According to Fahd Abdullah Taai, an officer in the Iraqi army, nearly 100 tanks and armored vehicles full of soldiers have been stationed near the Badush area, 40 kilometers from Tal Afar, as part of ramped up preparations to liberate the predominantly Turkmen town from ISIS.

Only the Iraqi army, the federal police and the US-trained Counter Terrorism Service (CTS), totaling almost 40,000 soldiers will be carrying out the offensive.

Iraqi Prime Minister Haider al-Abadi told a tribal delegation from Tal Afar in late 2016 that the Hashd al-Shaabi forces would not enter the Turkmen town but instead the Iraqi army would take over that mission.

However the Iranian-backed Shiite Hashd al-Shaabi forces will be needed to secure the perimeters of Tal Afar, said Iraqi army General Khalaf.

Although the Iraqi general predicts the operation will be difficult, Peshmerga Ministry’s Yawar is more optimistic. He believes “that in a short period of time, Tal Afar will be taken, because there is no supply line for ISIS in the region and Tal Afar has been under siege for a long time by the Hashd al-Shaabi forces, more than five months."

Yawar believes the battle for Tal Afar might be easier because “the morale of ISIS militants is destroyed,” 

Tal Afar, 60 kilometers west of Mosul, has been under ISIS control since mid-2014.

“All of the leaders of Daesh who were previously in Mosul are from Tel Afar,” Gen. Khalaf said, using the Arabic acronym for ISIS. “Now they only control Tel Afar.”

Gen. Khalaf estimated that there were between 900 and 1000 ISIS fighters in the town along with their families.

When ISIS first took control of the town in 2014, the residents of Tel Afar fled to other villages south of Baghdad which were safe from ISIS.

“That means no civilians are left in Tel Afar,” Gen.
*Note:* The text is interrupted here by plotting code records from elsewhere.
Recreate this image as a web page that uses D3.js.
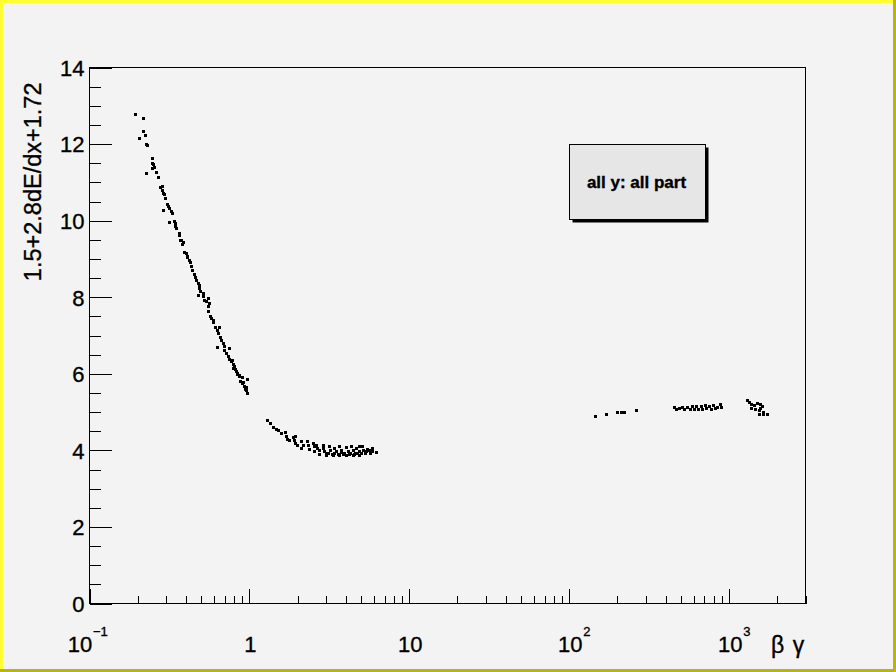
<!DOCTYPE html>
<html>
<head>
<meta charset="utf-8">
<script src="https://cdn.jsdelivr.net/npm/d3@7"></script>
<style>
  html, body { margin: 0; padding: 0; background: #f3f3f3; }
  svg { display: block; }
  text { font-family: "Liberation Sans", Arial, Helvetica, sans-serif; fill: #000; stroke: #000; stroke-width: 0.35px; }
</style>
</head>
<body>
<svg id="chart" width="896" height="672"></svg>
<script>
// ---- data ----
const betaGamma = [
  0.193,0.217,0.217,0.223,0.205,0.226,0.230,0.247,0.248,0.250,0.254,0.247,0.226,0.261,0.269,0.278,0.285,0.285,0.289,0.295,
  0.298,0.289,0.306,0.312,0.315,0.324,0.328,0.315,0.339,0.344,0.346,0.351,0.364,0.368,0.371,0.378,0.385,0.382,0.393,0.405,
  0.408,0.412,0.420,0.429,0.432,0.439,0.451,0.461,0.467,0.478,0.485,0.485,0.495,0.478,0.514,0.519,0.527,0.540,0.552,0.560,
  0.552,0.555,0.572,0.582,0.593,0.599,0.617,0.653,0.629,0.641,0.660,0.672,0.685,0.699,0.629,0.747,0.702,0.719,0.736,0.755,
  0.773,0.791,0.811,0.822,0.838,0.863,0.906,0.967,0.880,0.906,0.936,0.959,0.967,0.959,0.847,0.799,
  0.78,0.83,0.87,0.92,0.95,
  1.290,1.355,1.406,1.477,1.520,1.586,1.671,1.705,1.737,1.788,1.894,1.949,1.921,1.949,1.986,2.116,2.165,2.116,2.293,2.326,
  2.360,2.500,2.562,2.625,2.648,2.562,2.753,2.886,2.915,2.958,3.031,3.148,3.212,3.304,3.416,3.500,3.581,3.670,3.762,3.849,
  4.042,4.136,4.238,4.343,4.444,4.553,4.667,4.844,4.893,5.086,5.183,5.388,5.513,5.649,5.874,5.925,6.22,
  2.753,3.031,3.333,3.670,4.042,4.444,4.893,
  3.10,3.40,3.75,3.95,4.30,4.60,4.75,5.00,5.30,5.75,
  145.8,171.5,200.9,210.9,221.2,264.0,
  454.1,469.3,487.9,511.6,524.2,549.8,569.1,590.8,605.4,625.8,644.1,666.7,682.2,709.1,722.5,751.1,769.6,795.5,818.7,846.1,
  888.6,901.5,
  1303,1335,1388,1435,1504,1579,1616,1388,1470,1542,1633,1579,1542,1633,1738
];
const dEdx = [
  12.77,12.67,12.33,12.22,12.14,12.00,11.96,11.62,11.49,11.47,11.39,11.36,11.23,11.26,11.13,10.86,10.88,10.79,10.71,10.67,
  10.57,10.26,10.41,10.36,10.32,10.25,10.19,9.95,9.99,9.92,9.85,9.79,9.66,9.62,9.49,9.47,9.42,9.38,9.17,9.14,
  9.07,9.04,8.95,8.91,8.79,8.70,8.60,8.51,8.44,8.37,8.31,8.23,8.14,8.04,8.10,8.01,7.92,7.88,7.97,7.84,
  7.75,7.63,7.50,7.44,7.38,7.33,7.22,7.21,7.14,7.05,6.95,6.86,6.79,6.70,6.69,6.66,6.62,6.54,6.46,6.37,
  6.31,6.25,6.18,6.11,6.02,5.92,5.90,5.85,5.81,5.75,5.66,5.57,5.48,5.64,5.99,6.15,
  6.34,6.07,5.96,5.78,5.60,
  4.79,4.70,4.61,4.54,4.51,4.44,4.46,4.37,4.28,4.26,4.34,4.37,4.26,4.18,4.13,4.22,4.13,4.05,4.22,4.13,
  4.02,4.18,4.09,4.13,4.05,3.96,4.00,4.13,4.05,3.96,3.92,4.09,3.99,3.90,4.05,3.96,3.90,4.09,3.99,3.90,
  4.07,3.96,3.90,4.09,3.99,3.90,4.05,4.11,3.96,4.09,4.00,3.96,4.02,3.99,4.05,3.96,3.94,
  3.88,3.87,3.87,3.86,3.86,3.87,3.87,
  3.93,3.93,3.94,3.92,3.93,3.93,3.92,3.93,3.92,3.92,
  4.89,4.94,4.99,4.99,4.99,5.05,
  5.12,5.07,5.09,5.13,5.07,5.13,5.07,5.15,5.07,5.15,5.07,5.15,5.07,5.18,5.09,5.15,5.07,5.18,5.09,5.13,
  5.20,5.12,
  5.31,5.24,5.20,5.18,5.22,5.20,5.15,5.09,5.07,5.03,5.00,5.09,4.94,4.94,4.94
];
const xDomain = [0.1, 3000];
const yDomain = [0, 14];
const xMajorTicks = [0.1, 1, 10, 100, 1000];
const xTickBase = ["10", "1", "10", "10", "10"];
const xTickExp  = ["\u22121", "", "", "2", "3"];
const yMajorTicks = [0, 2, 4, 6, 8, 10, 12, 14];
const xTitleParts = ["\u03b2", "\u03b3"];
const yTitle = "1.5+2.8dE/dx+1.72";
const legendText = "all y: all part";

// ---- drawing ----
(function () {
const W = 896, H = 672;
const svg = d3.select("#chart");
const pLeft = 89.5, pRight = 805.5, pTop = 67.5, pBottom = 603.5;

// canvas background and bevelled yellow border
svg.append("rect").attr("x", 0).attr("y", 0).attr("width", W).attr("height", H).attr("fill", "#f3f3f3");
svg.append("rect").attr("x", 0).attr("y", 0).attr("width", W).attr("height", 3).attr("fill", "#ffff33");
svg.append("rect").attr("x", 0).attr("y", 0).attr("width", 3).attr("height", H).attr("fill", "#ffff33");
svg.append("rect").attr("x", 0).attr("y", H - 3).attr("width", W).attr("height", 3).attr("fill", "#b8b800");
svg.append("rect").attr("x", W - 3).attr("y", 0).attr("width", 3).attr("height", H).attr("fill", "#b8b800");

const x = d3.scaleLog().domain(xDomain).range([pLeft, pRight]);
const y = d3.scaleLinear().domain(yDomain).range([pBottom, pTop]);

// frame
svg.append("rect").attr("x", pLeft).attr("y", pTop).attr("width", pRight - pLeft).attr("height", pBottom - pTop)
  .attr("fill", "none").attr("stroke", "#000").attr("stroke-width", 1);

// minor x ticks
const xMinor = [];
for (let e = -1; e <= 3; e++) {
  for (let m = 2; m <= 9; m++) {
    const v = m * Math.pow(10, e);
    if (v <= xDomain[1]) xMinor.push(v);
  }
}
const gx = svg.append("g").attr("transform", `translate(0,${pBottom})`);
gx.call(d3.axisBottom(x).tickValues(xMinor).tickSize(-7.5).tickFormat("").tickSizeOuter(0));
gx.call(g => g.select(".domain").remove());
const gx2 = svg.append("g").attr("transform", `translate(0,${pBottom})`);
gx2.call(d3.axisBottom(x).tickValues(xMajorTicks).tickSize(-15).tickFormat("").tickSizeOuter(0));
gx2.call(g => g.select(".domain").remove());

// x tick labels (with superscripts)
xMajorTicks.forEach((v, i) => {
  const px = x(v);
  const hasExp = xTickExp[i] !== "";
  const shift = (i === 0) ? -9.5 : 1;
  svg.append("text").attr("x", px + shift).attr("y", 652)
    .attr("text-anchor", "middle").attr("font-size", 22).text(xTickBase[i]);
  if (hasExp) {
    svg.append("text").attr("x", px + shift + 13).attr("y", 636)
      .attr("text-anchor", "start").attr("font-size", 13).text(xTickExp[i]);
  }
});

// y axis
const yMinor = d3.range(0, 14.01, 0.5).filter(v => v % 2 !== 0);
const gy = svg.append("g").attr("transform", `translate(${pLeft},0)`);
gy.call(d3.axisLeft(y).tickValues(yMinor).tickSize(-11).tickFormat("").tickSizeOuter(0));
gy.call(g => g.select(".domain").remove());
const gy2 = svg.append("g").attr("transform", `translate(${pLeft},0)`);
gy2.call(d3.axisLeft(y).tickValues(yMajorTicks).tickSize(-22).tickPadding(5).tickFormat(d3.format("d")).tickSizeOuter(0));
gy2.call(g => g.select(".domain").remove());
gy2.selectAll("text").attr("font-size", 22).attr("font-family", "Liberation Sans, Arial, sans-serif")
  .attr("fill", "#000").attr("stroke", "#000").attr("stroke-width", 0.35).attr("dy", "0.36em");
svg.selectAll("g line").attr("stroke", "#000").attr("shape-rendering", "crispEdges");

// axis titles
svg.append("text").attr("x", 777.5).attr("y", 653).attr("text-anchor", "middle").attr("font-size", 23)
  .text(xTitleParts[0]);
svg.append("text").attr("x", 798.5).attr("y", 653).attr("text-anchor", "middle").attr("font-size", 23)
  .text(xTitleParts[1]);
svg.append("text").attr("transform", `translate(40.5,${pTop + 15}) rotate(-90)`)
  .attr("text-anchor", "end").attr("font-size", 23.5).text(yTitle);

// data points
const pts = betaGamma.map((b, i) => [b, dEdx[i]]);
svg.append("g").selectAll("rect").data(pts).join("rect")
  .attr("x", d => Math.round(x(d[0]) - 1.5))
  .attr("y", d => Math.round(y(d[1]) - 1.5))
  .attr("width", 3).attr("height", 3)
  .attr("fill", "#000").attr("shape-rendering", "crispEdges");

// legend box with shadow
const lx = 569.5, ly = 144.5, lw = 136, lh = 75;
svg.append("rect").attr("x", lx + 3).attr("y", ly + 3).attr("width", lw).attr("height", lh).attr("fill", "#000");
svg.append("rect").attr("x", lx).attr("y", ly).attr("width", lw).attr("height", lh)
  .attr("fill", "#e6e6e6").attr("stroke", "#000").attr("stroke-width", 1);
svg.append("text").attr("x", lx + lw / 2 - 1).attr("y", ly + 43).attr("text-anchor", "middle")
  .attr("font-size", 17).attr("font-weight", "bold").attr("stroke-width", 0.2).text(legendText);
})();
</script>
</body>
</html>
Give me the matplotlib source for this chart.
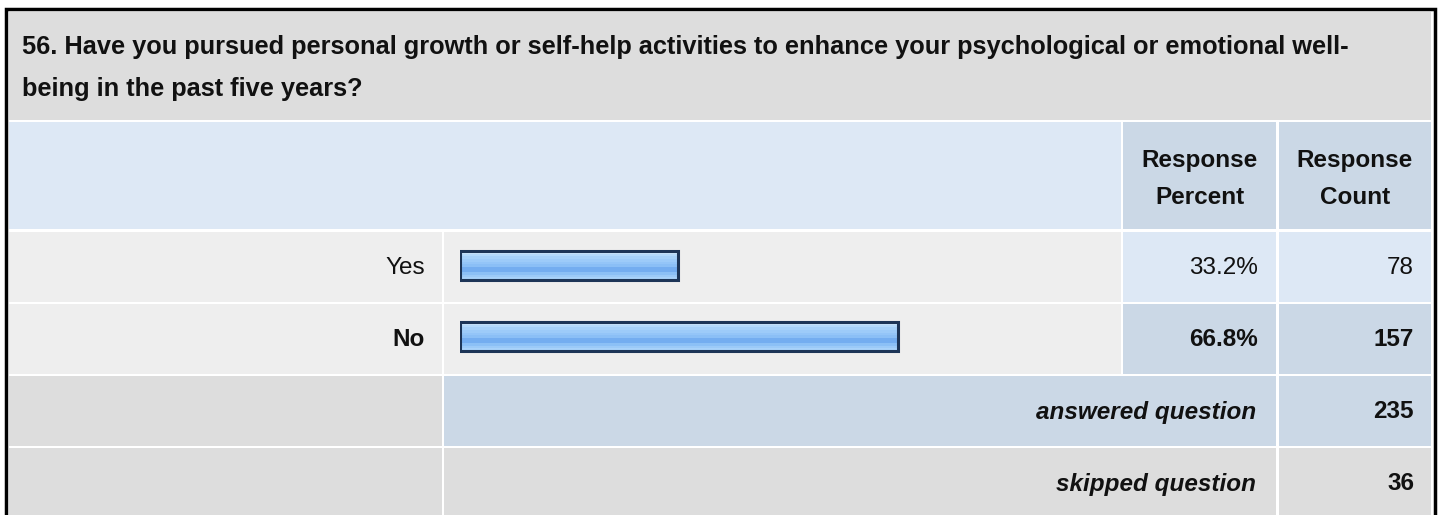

Khalaf said. “The only people now inside Tel Afar are the families of ISIS fighters.”

Both Peshmerga’s Chief of Staff Yawar and Iraqi Gen. Khalaf agreed that Tel Afar should be liberated in less than a month.

“God willing, within two weeks,” he said.

“I think that by the first of September, anybody will be able to go to Tel Afar.”